══ Supplied information
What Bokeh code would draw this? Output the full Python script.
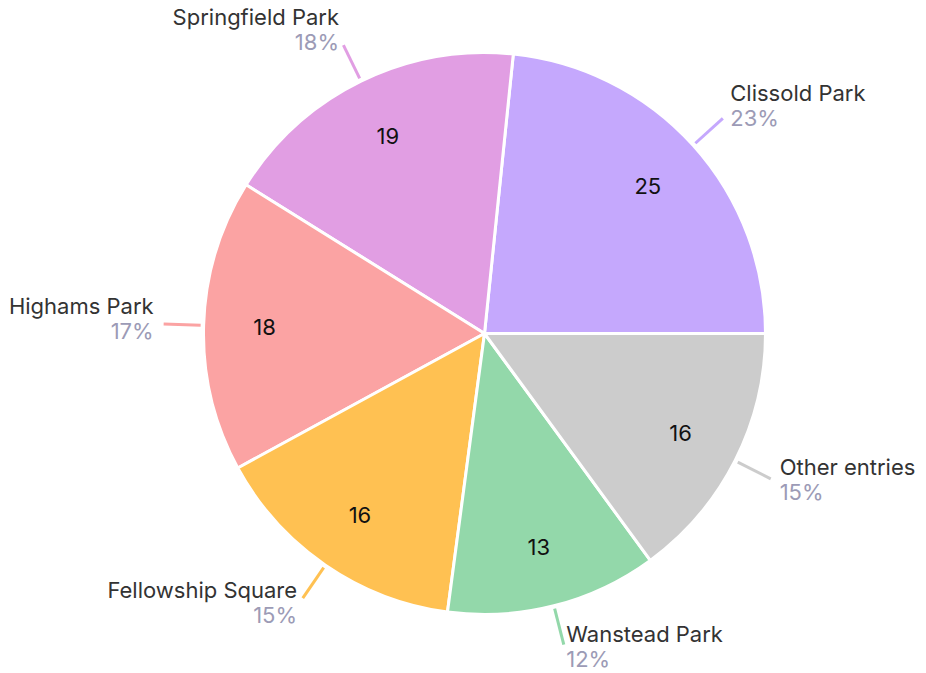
import math
from bokeh.plotting import figure
from bokeh.models import Range1d, ColumnDataSource
from bokeh.core.properties import value
from bokeh.embed import file_html
from bokeh.resources import INLINE

categories = ["Clissold Park", "Springfield Park", "Highams Park", "Fellowship Square", "Wanstead Park", "Other entries"]
values = [25, 19, 18, 16, 13, 16]
colors = ["#c5a8fd", "#e19ee3", "#fba3a3", "#ffc152", "#93d8aa", "#cccccc"]

W, H = 926, 673
CX, CY, R = 484, 673 - 333, 281
FONT = "Inter"

total = sum(values)
starts, ends, mids = [], [], []
acc = 0.0
for v in values:
    a0 = acc / total * 2 * math.pi
    acc += v
    a1 = acc / total * 2 * math.pi
    starts.append(a0); ends.append(a1); mids.append((a0 + a1) / 2)

pcts = [f"{round(v / total * 100)}%" for v in values]

p = figure(width=W, height=H, x_range=Range1d(0, W), y_range=Range1d(0, H),
           output_backend="svg", toolbar_location=None,
           x_axis_location=None, y_axis_location=None, min_border=0)
p.grid.visible = False
p.outline_line_color = None
p.background_fill_color = "white"

src = ColumnDataSource(dict(start=starts, end=ends, color=colors, name=categories, val=values))
p.wedge(x=CX, y=CY, radius=R, start_angle="start", end_angle="end",
        fill_color="color", line_color="white", line_width=3, source=src)

# values inside
vx = [CX + 220 * math.cos(m) for m in mids]
vy = [CY + 220 * math.sin(m) for m in mids]
p.text(x=vx, y=vy, text=[str(v) for v in values], text_align="center", text_baseline="middle",
       text_font=value(FONT), text_font_size="22px", text_color="#111111")

# leader lines and outside labels
r0, r1 = 284, 321
for i, m in enumerate(mids):
    c, s = math.cos(m), math.sin(m)
    x0, y0 = CX + r0 * c, CY + r0 * s
    x1, y1 = CX + r1 * c, CY + r1 * s
    p.line([x0, x1], [y0, y1], line_color=colors[i], line_width=3)
    tx = x1 + 10 * c
    align = "left" if c >= 0 else "right"
    bc = max(y1 + 12 * s + 5, 27)
    p.text(x=[tx], y=[bc + 12.5], text=[categories[i]], text_align=align, text_baseline="middle",
           text_font=value(FONT), text_font_size="22px", text_color="#333333")
    p.text(x=[tx], y=[bc - 12.5], text=[pcts[i]], text_align=align, text_baseline="middle",
           text_font=value(FONT), text_font_size="22px", text_color="#9c9bb6")

open("out.html", "w").write(file_html(p, INLINE))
════
Return all of the data exactly as written, and drop the pictures.

*Task solution*:
What Bokeh code would draw this? Output the full Python script.
import math
from bokeh.plotting import figure
from bokeh.models import Range1d, ColumnDataSource
from bokeh.core.properties import value
from bokeh.embed import file_html
from bokeh.resources import INLINE

categories = ["Clissold Park", "Springfield Park", "Highams Park", "Fellowship Square", "Wanstead Park", "Other entries"]
values = [25, 19, 18, 16, 13, 16]
colors = ["#c5a8fd", "#e19ee3", "#fba3a3", "#ffc152", "#93d8aa", "#cccccc"]

W, H = 926, 673
CX, CY, R = 484, 673 - 333, 281
FONT = "Inter"

total = sum(values)
starts, ends, mids = [], [], []
acc = 0.0
for v in values:
    a0 = acc / total * 2 * math.pi
    acc += v
    a1 = acc / total * 2 * math.pi
    starts.append(a0); ends.append(a1); mids.append((a0 + a1) / 2)

pcts = [f"{round(v / total * 100)}%" for v in values]

p = figure(width=W, height=H, x_range=Range1d(0, W), y_range=Range1d(0, H),
           output_backend="svg", toolbar_location=None,
           x_axis_location=None, y_axis_location=None, min_border=0)
p.grid.visible = False
p.outline_line_color = None
p.background_fill_color = "white"

src = ColumnDataSource(dict(start=starts, end=ends, color=colors, name=categories, val=values))
p.wedge(x=CX, y=CY, radius=R, start_angle="start", end_angle="end",
        fill_color="color", line_color="white", line_width=3, source=src)

# values inside
vx = [CX + 220 * math.cos(m) for m in mids]
vy = [CY + 220 * math.sin(m) for m in mids]
p.text(x=vx, y=vy, text=[str(v) for v in values], text_align="center", text_baseline="middle",
       text_font=value(FONT), text_font_size="22px", text_color="#111111")

# leader lines and outside labels
r0, r1 = 284, 321
for i, m in enumerate(mids):
    c, s = math.cos(m), math.sin(m)
    x0, y0 = CX + r0 * c, CY + r0 * s
    x1, y1 = CX + r1 * c, CY + r1 * s
    p.line([x0, x1], [y0, y1], line_color=colors[i], line_width=3)
    tx = x1 + 10 * c
    align = "left" if c >= 0 else "right"
    bc = max(y1 + 12 * s + 5, 27)
    p.text(x=[tx], y=[bc + 12.5], text=[categories[i]], text_align=align, text_baseline="middle",
           text_font=value(FONT), text_font_size="22px", text_color="#333333")
    p.text(x=[tx], y=[bc - 12.5], text=[pcts[i]], text_align=align, text_baseline="middle",
           text_font=value(FONT), text_font_size="22px", text_color="#9c9bb6")

open("out.html", "w").write(file_html(p, INLINE))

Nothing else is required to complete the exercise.